I agree too on your interpretation of McLuhan and would use the word atrophy to describe how unused organs of perception lose their strength from lack of use like muscles do. I have found the work of Jean Gebser very stimulating in terms of perceptual bias, some claim that McLuhan took many of his ideas from Gebser who anticipated his theories in germ by at least two decades.
Disanayake claims art is uniquely human in her earlier book, although a lot of what she says there suggests otherwise. I haven’t read Art and Intimacy (yet) Does she change her mind there?
I of course have great sympathy for her general thesis.
Arthur, as I'm sure you could have guessed from my most recent essay, I'm a big fan of materially embodied form ("its" rather than "bits," to bastardize a phrase of John Wheeler's). But I'm not at all sure why painting should be given priority here. Despite my formal training in the medium, and despite the fact that I'm usually identified as one of its practitioners, I've always been allergic to painting's superiority complex. (Indeed, if we're talking about our need to have a sensual relationship with matter, sculpture would seem the more likely candidate for privileged status!) All the same, I'm grateful to you for reminding me of Paul Crowther, whose writings about art and embodiment have been very influential to me. But to the larger point of your final paragraph: While I agree that material presences are more important in art than ever (to, as you say, offer a counterweight to our immersion in the digital), I think there's an enormous role in 21st century art for "it and bit" hybrids. The examples cited by Sarah in her most recent post are a case in point. This is art that uses the latest technologies to collaborate with other animal species for the betterment of our built environment. Like any other tool, technology can be both deleterious and a great boon. I'm always excited to see artists using digital technologies to create sensually alluring, complex, and multi-valently profound art (which is, admittedly, nowhere near always the case with digital projects).
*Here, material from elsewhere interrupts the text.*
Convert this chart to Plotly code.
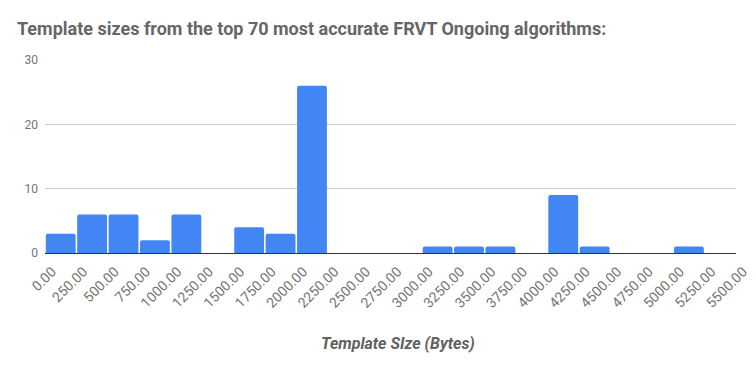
import plotly.graph_objects as go

bin_starts = [0, 250, 500, 750, 1000, 1250, 1500, 1750, 2000, 2250, 2500, 2750,
              3000, 3250, 3500, 3750, 4000, 4250, 4500, 4750, 5000, 5250]
counts = [3, 6, 6, 2, 6, 0, 4, 3, 26, 0, 0, 0,
          1, 1, 1, 0, 9, 1, 0, 0, 1, 0]
bin_width = 250
y_ticks = [0, 10, 20, 30]

centers = [s + bin_width / 2 for s in bin_starts]

fig = go.Figure()
fig.add_trace(go.Bar(
    x=centers, y=counts, marker=dict(color="#4285F4", line=dict(width=0)),
    hoverinfo="x+y",
))

fig.update_layout(
    width=756, height=371,
    margin=dict(l=45, r=20, t=60, b=118, autoexpand=False),
    paper_bgcolor="white", plot_bgcolor="white",
    bargap=0.05, barcornerradius=2,
    showlegend=False,
    font=dict(family="Roboto", color="#757575"),
    title=dict(
        text="Template sizes from the top 70 most accurate FRVT Ongoing algorithms:",
        x=17 / 756, xref="container", xanchor="left",
        y=1 - 29 / 371, yref="container", yanchor="middle",
        pad=dict(l=0, t=0, b=0, r=0),
        font=dict(family="Roboto", size=18, color="#666666", weight="bold"),
    ),
    xaxis=dict(
        range=[0, 5500], tickmode="linear", tick0=0, dtick=250,
        tickformat=".2f", tickangle=-45, automargin=False,
        tickfont=dict(size=14, color="#757575"),
        ticklabelshift=7, ticklabelstandoff=4,
        showgrid=False, zeroline=False,
        showline=True, linecolor="#333333", linewidth=1,
        ticks="", fixedrange=True,
    ),
    yaxis=dict(
        range=[0, 30], tickvals=y_ticks, automargin=False,
        tickfont=dict(size=12, color="#757575"),
        showgrid=True, gridcolor="#cccccc", gridwidth=1,
        zeroline=False, showline=False, ticks="", ticklabelstandoff=6,
        fixedrange=True,
    ),
    annotations=[dict(
        text="Template SIze (Bytes)", xref="paper", yref="paper",
        x=(398 - 45) / 691, y=(253 - 343) / 193,
        xanchor="center", yanchor="middle", showarrow=False,
        font=dict(family="Roboto", size=16, color="#616161", weight="bold", style="italic"),
    )],
)

fig.write_html(
    "out.html",
    config={"displayModeBar": False},
    post_script="document.body.style.margin='0';document.body.style.overflow='hidden';",
)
I think it doesn’t matter too much, outside of these specialized debates, whether or not other animals make “art” or if art is a human adaptation. As Abram observes, in his wonderful little essay below, animal behavior is astounding—I’d add the “behavior” (sorry for all the scare quotes) of more primitive organisms is as well. Who cares if we apply a human-derived honorific or not? At the same time, what is wrong with considering human art from a “species centric” or indeed culturally specific perspective? I think there’s room here for all sorts of perspectives as long as one doesn’t lose sight of the big picture.
Crowther’s point, and my own, is not to privilege painting or even traditional materially embodied art (he has a lot to say about sculpture in that book and elsewhere) in general terms. Rather it is to investigate what is distinctive and valuable about all of the major visual arts forms/mediums. As he also argues in that book, digital art seems to maintain a capacity for expansive formal innovation that painting has exhausted.
He does devote greater attention to painting PVA and elsewhere and as so could be said to “privilege” painting. Aside from what appears to be personal interest, it is clear that he takes painting to be a kind of foundation for more recent new and mixed- media forms. But he writes with sympathy about these too.